Monday, June 21, 2004

Education Reform in Iraq Goes Awry

An Educator Learns the Hard Way (washingtonpost.com):

"The universities needed $1.2 billion to become viable centers of learning and reap immediate goodwill for the American rebuilding effort. But of the $18.6 billion U.S. reconstruction package approved by Congress last year, the higher education system received $8 million, a tiny fraction of his proposal. When Agresto asked the U.S. Agency for International Development for 130,000 desks, he got 8,000."

The article later states, "after receiving reports from each of the country's 22 universities, whose collective enrollment is more than 375,000, CPA number crunchers estimated that Iraq would need $1.2 billion to "take its rightful place in the world's intellectual, cultural, economic, and political communities."
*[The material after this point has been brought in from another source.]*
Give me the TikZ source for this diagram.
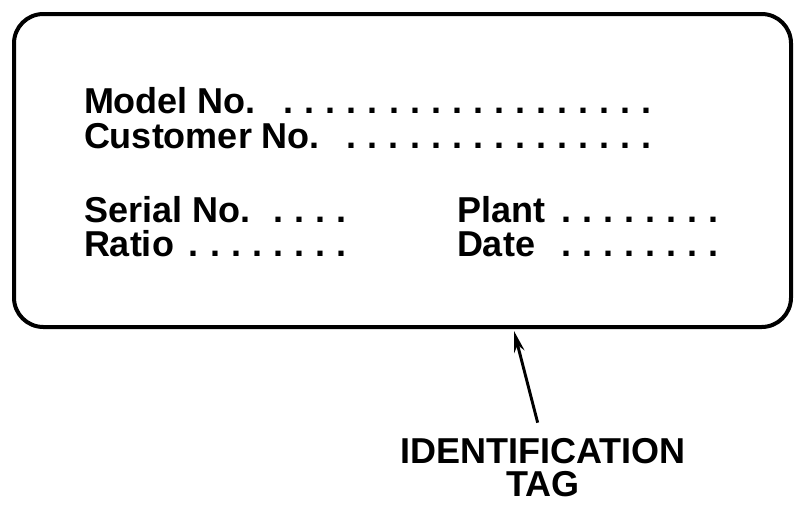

"Agresto (the CPA higher education czar) and his staff of 10 sent funding requests to the CPA officials who were compiling the administration's aid package. But word came back that the administration would focus its request on rebuilding Iraq's security services and electrical infrastructure. The White House planned to ask Congress for only $35 million for higher education. The rest would have to come from foreign donors.

"Agresto put together what he hoped was a persuasive plea for international aid. It included plans for "a nationwide electronic library network" and a "Western-style graduate business school." "We now have the opportunity to make a new start, and to supply Iraq with, for example, some of the best classrooms, laboratories and libraries possible," the CPA wrote in its pitch to donors.

"At the conference in October, donor nations pledged in excess of $400 million for Iraqi universities. But none of that money has arrived in Baghdad."